What do you feel Israel is doing well?

Israel does start-up and early-stage development – incubation and acceleration – very well. They have developed a true value added eco-system that provides what start-up and early-stage companies, whether it be access to capital through the presence of many of the world’s leading VC’s and technology companies, to incubators and acceleraters that are not simply “co-working” spaces, but real eco-systems with the networking, services and expertise that give their companies the best chance for success.

What key insights did you gain?

I would not necessarily call it an insight, but perhaps a confirmation of the importance of a comprehensive eco-system to the development, growth and best chance for success of start-up and early stage companies. It is easy to talk about entrepreneurship as a key, important economic sector or strategy, but unless that talk is backed up with real resources, a real eco-system that can provide investment, support, guidance AND expertize, it is just talk. That doesn’t mean local entrepreneurs, wherever they may be, cannot succeed without comprehensives eco-system that provide such full faceted support, but it is certainly much harder and much less likely that entrepreneurship will flourish.

How might they be applicable back here in Ireland?

I believe it is very applicable to Ireland. Ireland has a very real start-up and early stage scene, it has critical mass both in terms of its status as a leading technology hub (including in R&D) as well as in talent, VC firms are paying attention to and investing in indigenous start-up and early-stage companies as well as strongly entertaining the idea of locating non-Irish portfolio companies in Ireland. I believe that Ireland has all of the pieces to create a comprehensive eco-system for success similar to Israel, it is a question of bringing them all together in a comprehensive fashion, making sure they are really available, and making sure that entrepreneurs are aware of their availability.

Anything else you’d like to add ?

A key part of the trip was selling Ireland as an FDI destination to Israeli companies, similar to how Ireland has been so successful with US and other tech companies. From Mattan Lass’s point of view, and I think I am relating this properly, Israeli companies do not view Ireland in the same way that say US companies do – as a great place to set up EMEA headquarters, and not just for sales and CS, but for R&D as well (I can speak personally to this – I was sent here to set up and run my company’s platform, and it is a pretty sophisticated platform, and we did just that in Ireland). Israelis believe companies come to Ireland solely for the taxes. They also want to go direct to the US and not to Europe simply to set up an office in a target country.
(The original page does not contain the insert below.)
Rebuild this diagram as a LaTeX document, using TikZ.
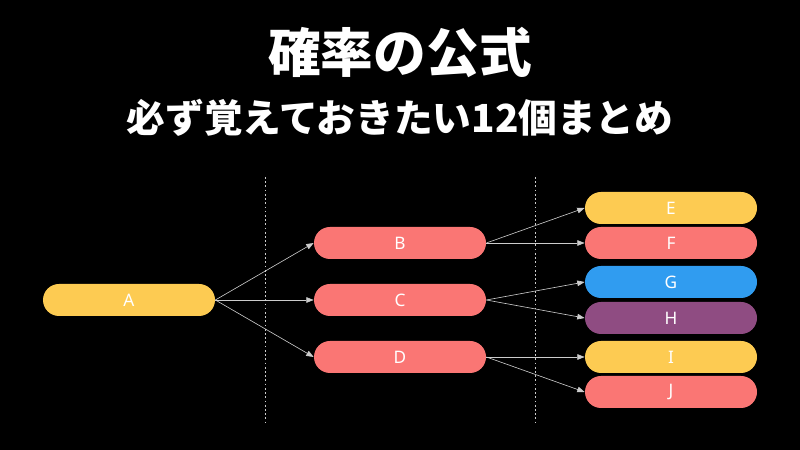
\documentclass[tikz,border=0pt]{standalone}
\usepackage{fontspec}
\usepackage{tikz}
\usetikzlibrary{arrows.meta}
\setsansfont{Noto Sans}
\newfontfamily\cjk{Noto Sans CJK JP}
\definecolor{bgblack}{HTML}{000000}
\definecolor{pillyellow}{HTML}{FDCB52}
\definecolor{pillred}{HTML}{FA7674}
\definecolor{pillblue}{HTML}{309CF0}
\definecolor{pillpurple}{HTML}{8F4C82}
\definecolor{linkgray}{HTML}{CCCCCC}

\begin{document}
\begin{tikzpicture}[x=0.2mm,y=0.2mm]
\tikzstyle{every node}+=[inner sep=0pt]
\tikzstyle{pill}=[rectangle, rounded corners=3.2mm, minimum width=34.4mm, minimum height=6.4mm, text=white, font=\sffamily\fontsize{9.8}{10}\selectfont]
\tikzstyle{link}=[draw=linkgray, line width=0.35pt, -{Triangle[length=4.2pt,width=3.2pt]}]
\tikzstyle{divider}=[draw=linkgray, line width=0.5pt, dash pattern=on 1pt off 1.4pt]
\fill [bgblack] (0,0) rectangle (800,-450);
\useasboundingbox (0,0) rectangle (800,-450);
\node (title) at (400,-52) [text=white, font=\cjk\bfseries\fontsize{30}{32}\selectfont] {確率の公式};
\node (subtitle) at (400,-118) [text=white, font=\cjk\bfseries\fontsize{22}{24}\selectfont] {必ず覚えておきたい12個まとめ};
\draw [divider] (265,-177) -- (265,-423);
\draw [divider] (535,-177) -- (535,-423);
\node (A) at (129,-300) [pill, fill=pillyellow] {A};
\node (B) at (400,-243) [pill, fill=pillred] {B};
\node (C) at (400,-300) [pill, fill=pillred] {C};
\node (D) at (400,-357) [pill, fill=pillred] {D};
\node (E) at (671,-208) [pill, fill=pillyellow] {E};
\node (F) at (671,-243) [pill, fill=pillred] {F};
\node (G) at (671,-282) [pill, fill=pillblue] {G};
\node (H) at (671,-318) [pill, fill=pillpurple] {H};
\node (I) at (671,-357) [pill, fill=pillyellow] {I};
\node (J) at (671,-392) [pill, fill=pillred] {J};
\draw [link] (A.east) -- (B.west);
\draw [link] (A.east) -- (C.west);
\draw [link] (A.east) -- (D.west);
\draw [link] (B.east) -- (E.west);
\draw [link] (B.east) -- (F.west);
\draw [link] (C.east) -- (G.west);
\draw [link] (C.east) -- (H.west);
\draw [link] (D.east) -- (I.west);
\draw [link] (D.east) -- (J.west);
\end{tikzpicture}
\end{document}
Israeli companies do not view Ireland as either an EMEA HQ thru which to conquer Europe, or as a natural bridge from which to enter the US. We are early days in selling Ireland as an FDI destination to Israel companies – getting them to see Ireland from say the American perspective, and Mattan is confident that it will happen, but will take further trips, networking etc. And I agree. But, as an American who has 20+ years in start-ups, early stage and public companies, who has a very American view of Ireland re FDI, and think all of the benefits are true (and obviously not just taxes), I find the Israeli position “interesting” to say the least.